NJSORT: Input line # exceeds 2047 characters
NJSORT cannot handle records longer than 2047 characters when
doing an ASCII sort. The input file is simply too wide to
sort. This error also comes about when NJSORT gets a binary
file and wasn't given the /W parameter.
NJSORT: there weren't enough input records to skip
You told NJSORT to skip more records than were actually found
in the input file. Lessen the number of records to skip.
NJSORT: can't have both <something> and <something else>
When parsing the options specified, NJSORT found two
conflicting options. Some options are incompatible; for
example, you can not specify both /W and /M.
NJSORT: key offset greater than recwidth
In a Binary Sort, NJSORT realized a record with was specified
and one of the keys was given as having an offset greater than
that record width. Check the parameters that you gave.
NJSORT: must have at least one field with /M or /N
The /M and /N options imply the use of sorting fields, and no
field size or offset was specified.
NJSORT: <key> was too big
One of the specified key widths was larger than 2047, the
maximum record size for NJSORT.
NJSORT: Can't open <filename> for input
The specified file was not found or was not available to
NJSORT for read access.
NJSORT: Can't open <filename> for output
The requested or default output file was not valid or could
not be created by NJSORT.
NJSORT: Too many temporary files! Could not sort.
NJSORT needed to use more than eighteen temporary files, and
could not do so. This error should only occur when sorting
files in the range of four to ten megabytes -- if it happens
in less demanding circumstances, inform the author.
NJSORT: Couldn't setup temporary buffer
A problem occurred with NJSORT while trying to manipulate a
temporary file.

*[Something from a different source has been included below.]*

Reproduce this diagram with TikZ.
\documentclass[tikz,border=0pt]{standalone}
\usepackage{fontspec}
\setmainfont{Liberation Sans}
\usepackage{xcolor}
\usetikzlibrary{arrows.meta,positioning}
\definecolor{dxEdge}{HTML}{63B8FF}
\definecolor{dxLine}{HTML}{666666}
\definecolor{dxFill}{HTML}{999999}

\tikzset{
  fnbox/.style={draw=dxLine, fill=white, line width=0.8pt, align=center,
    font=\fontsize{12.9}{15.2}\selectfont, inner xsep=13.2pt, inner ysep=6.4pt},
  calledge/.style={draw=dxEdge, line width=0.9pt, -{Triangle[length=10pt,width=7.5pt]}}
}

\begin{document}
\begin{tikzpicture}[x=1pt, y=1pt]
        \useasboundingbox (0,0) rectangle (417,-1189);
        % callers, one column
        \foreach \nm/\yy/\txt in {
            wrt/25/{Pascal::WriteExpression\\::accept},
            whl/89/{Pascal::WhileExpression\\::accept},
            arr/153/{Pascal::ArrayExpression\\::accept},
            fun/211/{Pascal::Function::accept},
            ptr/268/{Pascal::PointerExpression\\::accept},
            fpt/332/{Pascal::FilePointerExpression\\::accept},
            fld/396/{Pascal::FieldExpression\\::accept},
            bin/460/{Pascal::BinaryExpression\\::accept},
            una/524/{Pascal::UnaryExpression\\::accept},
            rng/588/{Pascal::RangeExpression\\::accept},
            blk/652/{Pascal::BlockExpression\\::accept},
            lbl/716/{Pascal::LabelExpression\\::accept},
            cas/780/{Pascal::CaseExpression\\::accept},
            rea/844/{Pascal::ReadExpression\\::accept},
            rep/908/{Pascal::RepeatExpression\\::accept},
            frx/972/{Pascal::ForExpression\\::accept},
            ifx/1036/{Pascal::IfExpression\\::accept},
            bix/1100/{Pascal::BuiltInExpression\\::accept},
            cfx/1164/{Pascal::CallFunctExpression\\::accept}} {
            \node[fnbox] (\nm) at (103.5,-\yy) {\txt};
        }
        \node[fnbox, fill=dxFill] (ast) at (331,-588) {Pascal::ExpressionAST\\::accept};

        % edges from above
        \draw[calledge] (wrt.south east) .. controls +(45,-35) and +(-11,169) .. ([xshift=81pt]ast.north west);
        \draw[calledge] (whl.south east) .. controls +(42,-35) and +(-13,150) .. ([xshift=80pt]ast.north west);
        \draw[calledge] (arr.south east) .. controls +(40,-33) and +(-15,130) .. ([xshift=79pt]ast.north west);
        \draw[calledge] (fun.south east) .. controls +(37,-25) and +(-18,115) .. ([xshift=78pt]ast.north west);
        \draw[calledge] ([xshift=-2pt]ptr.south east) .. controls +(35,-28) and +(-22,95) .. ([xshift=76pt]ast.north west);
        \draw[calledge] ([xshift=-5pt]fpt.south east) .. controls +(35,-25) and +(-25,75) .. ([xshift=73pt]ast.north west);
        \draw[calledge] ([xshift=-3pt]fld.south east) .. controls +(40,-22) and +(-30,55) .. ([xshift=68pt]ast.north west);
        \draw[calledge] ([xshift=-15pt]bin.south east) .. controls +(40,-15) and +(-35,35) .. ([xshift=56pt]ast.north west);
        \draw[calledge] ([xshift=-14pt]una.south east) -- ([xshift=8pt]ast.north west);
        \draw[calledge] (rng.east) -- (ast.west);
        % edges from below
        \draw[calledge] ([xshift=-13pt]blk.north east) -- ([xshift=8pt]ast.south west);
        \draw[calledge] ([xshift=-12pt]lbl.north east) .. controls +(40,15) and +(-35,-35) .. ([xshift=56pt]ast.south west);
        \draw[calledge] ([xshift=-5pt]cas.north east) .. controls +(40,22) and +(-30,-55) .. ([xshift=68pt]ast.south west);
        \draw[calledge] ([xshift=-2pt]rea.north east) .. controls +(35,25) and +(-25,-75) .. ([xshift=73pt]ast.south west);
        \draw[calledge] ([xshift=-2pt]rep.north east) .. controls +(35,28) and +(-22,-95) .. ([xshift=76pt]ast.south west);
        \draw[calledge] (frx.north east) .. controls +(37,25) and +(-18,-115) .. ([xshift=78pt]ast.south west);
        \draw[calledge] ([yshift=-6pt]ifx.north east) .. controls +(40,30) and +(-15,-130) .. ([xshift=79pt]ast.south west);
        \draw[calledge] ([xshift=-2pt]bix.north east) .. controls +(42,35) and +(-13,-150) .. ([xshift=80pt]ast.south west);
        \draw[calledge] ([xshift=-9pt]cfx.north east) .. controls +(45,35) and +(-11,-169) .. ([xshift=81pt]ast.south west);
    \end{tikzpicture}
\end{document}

This error should rarely occur. If it
happens twice, make a note of the environment and notify the
author.
NJSORT: Couldn't open file <filename> for temporary use
There was a problem in accessing a temporary file. This
should not occurr, unless the temporary file area ran out of
space just as NJSORT was opening the file. Also, in a
multiuser environment, if another program attempts to
manipulate NJSORT's temporary file, this error may result.